MANATEE -- There’s an old actor’s axiom about never sharing a scene with kids or animals.
County commissioners learned the rule first hand after an abandoned puppy now up for adoption shared the spotlight with a little girl who told the board that budget decisions had nothing to do with who is highest “on the food chain” but “it’s about what’s in your heart and soul.”
It didn’t take long for the two commissioners who had flagged the animal services budget for further information and consideration to “deflag” it.
Allie Francey, the pony-tailed little girl who took to the podium to convince commissioners to keep the county’s budget for animal services intact, told the board that she’s been helping out animal organizations for a while now.
“I love to go help with the dogs and cats,” she said. “It would make us sad if all the work we’ve done is wrecked.”
Even though she could barely reach the microphone to speak, Allie later admitted to commissioners that Thursday’s hearing was not her first government meeting.
Eloise Leibe, 11, soon followed.
“If this adoption center gets cut, the world will be a bad place,” she said. Her dogs were a comfort to her grandfather when he was dying of renal cancer she told the board. He looked forward to coming by and seeing the dogs. “When he was in the hospital before he died he said woof, woof for the dogs,” Eloise said.
But it really didn’t take the kids and puppies in the audience to convince commissioners that residents care about the county’s adoption services and don’t want that budget to be cut. About 30 minutes before the meeting a crowd of about 350 animal advocates gathered across the street from the county commission building, waving signs, walking dogs and shouting their support for shelter animals.
Denise Deisler, executive director for the Humane Society of Manatee County, announced to the crowd that the commissioners had received more than 1,000 letters and e-mail in support of the county’s adoption services and keeping the Animal Services budget fully funded.
Manatee county budgets usually garner a handful of speakers at public hearings, commissioners said, and rarely get the kind of attention or elicit the kind of passion that this one did.
Many in the crowd wore green shirts in support of animals, or with dog or cat logos. There was also jewelry, including an “I Love Dogs” pin, and people carried photos of their adopted animals.
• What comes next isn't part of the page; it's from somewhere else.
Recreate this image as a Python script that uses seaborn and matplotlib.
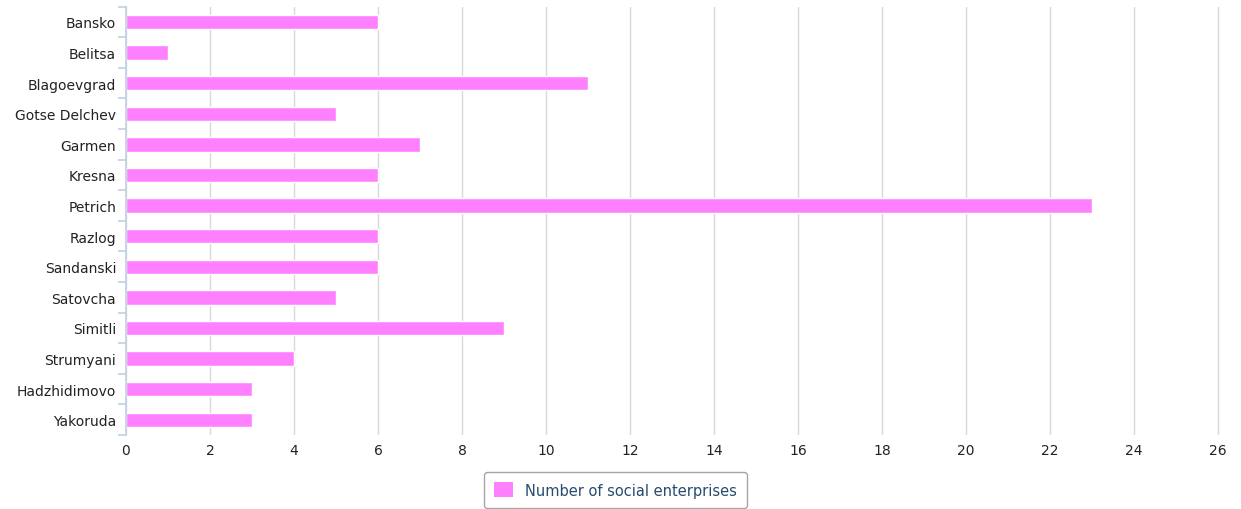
import numpy as np
import pandas as pd
import matplotlib as mpl
import matplotlib.pyplot as plt
import seaborn as sns
from matplotlib.patches import Patch

towns = ['Bansko', 'Belitsa', 'Blagoevgrad', 'Gotse Delchev', 'Garmen', 'Kresna',
         'Petrich', 'Razlog', 'Sandanski', 'Satovcha', 'Simitli', 'Strumyani',
         'Hadzhidimovo', 'Yakoruda']
counts = [6, 1, 11, 5, 7, 6, 23, 6, 6, 5, 9, 4, 3, 3]
series_name = 'Number of social enterprises'
xticks = list(range(0, 27, 2))

df = pd.DataFrame({'Town': towns, 'Count': counts})

sns.set_style('white')
mpl.rcParams['font.family'] = ['DejaVu Sans']

bar_color = '#ff80ff'
grid_color = '#d8d8d8'
axis_color = '#c0d0e0'
text_color = '#222222'

fig = plt.figure(figsize=(12.41, 5.10), dpi=100)
ax = fig.add_axes([0.1015, 0.145, 0.8834, 0.84])

sns.barplot(data=df, y='Town', x='Count', orient='h', color=bar_color,
            width=0.47, saturation=1, ax=ax, zorder=3)

ax.set_xlim(0, 26.1)
ax.set_ylim(len(towns) - 0.5, -0.5)
ax.set_xticks(xticks)
ax.set_xlabel('')
ax.set_ylabel('')

ax.grid(axis='x', color=grid_color, linewidth=1, zorder=0)
for s in ['top', 'right', 'bottom']:
    ax.spines[s].set_visible(False)
ax.spines['left'].set_color(axis_color)
ax.spines['left'].set_linewidth(1.2)
ax.spines['left'].set_zorder(4)

ax.tick_params(axis='x', length=0, labelsize=10, colors=text_color, pad=6)
ax.tick_params(axis='y', which='major', left=False, length=0, labelsize=10,
               colors=text_color, pad=7)
ax.set_yticks(np.arange(len(towns) + 1) - 0.5, minor=True)
ax.tick_params(axis='y', which='minor', left=True, length=6, color=axis_color, width=1.2)

handles = [Patch(facecolor=bar_color, edgecolor='none', label=series_name)]
leg = fig.legend(handles=handles, loc='center', bbox_to_anchor=(0.496, 0.037),
                 fontsize=10.5, frameon=True, fancybox=True, handlelength=1.3,
                 handleheight=1.2, borderpad=0.7, labelcolor='#274b6d')
leg.get_frame().set_edgecolor('#909090')
leg.get_frame().set_linewidth(1)

fig.savefig('out.png', dpi=100)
It seemed everyone had a story to tell about a rescued animal and several people brought their dogs with them, some were rescues, others were not.
The cause enticed Manatee High School student Allison Cosgrove, 16, to attend her first rally for a cause.
“I love animals and I don’t think they should be killed,” she said.
At the meeting several people spoke out in support of not only keeping the county’s adoption services, but taking it further toward the goal of making Manatee County a no-kill community.
Scott Clulow told commissioner that by making Manatee County a no-kill county they will be able to save money on animal services in the long term.
“As animal advocates we are very supportive of trying to make this a no-kill community,” he said. “Instead of being short-sighted, let’s save money the right way.”
Laurie Crawford, who is on the county’s Animal Services Advisory Board, said that keeping the county’s adoption services will help move the county toward becoming a no-kill community.
Barb Keegan said that by cutting adoption services the county will be moving back to “the dark ages” when kill rates were higher and animals coming into the shelters weren’t vaccinated or treated for illnesses.
Commissioner Joe McClash, who originally flagged the animal services budget for further consideration, was the first to speak after all of the public comments.
“We did it again,” he said. “All we have to do is have a little controversy to get a crowd out.”
McClash said he is impressed with the county’s new downtown adoption center, which is far more visible than the county’s animal services building in Palmetto.
“We need more of that,” he told the crowd. “It was a mixed message that got out. I didn’t have the intention of cutting what the administrator presented.”
Rather, he said, his idea about sending animals from the county shelter to pet stores where they could be sold, was more about expanding pet adoptions.
Commissioner Donna Hayes who “co-flagged” the item, said she too was just looking at ways to outsource the adoption services.
“I was trying to get you to think like we do,” Hayes told the crowd packed into the commission chambers. “We have all of these services to look at. Our challenge is to see if there’s a more efficient way to do this.”
Carol Whitmore, county commission chairwoman, then asked McClash and Hayes whether they wanted to leave the flag on the animal services budget for further discussions in July.
“Flags aren’t about the budget,” McClash said. “The purpose of flagging is about getting more information. It was never anything about reducing the budget.”
Hayes quickly responded that she wanted to “de-flag” the item if McClash would agree.
Whitmore promised to bring back a proposal to make Manatee County a no-kill community once the budget is approved and that the plan will not cost the county any money beyond what is already in the budget.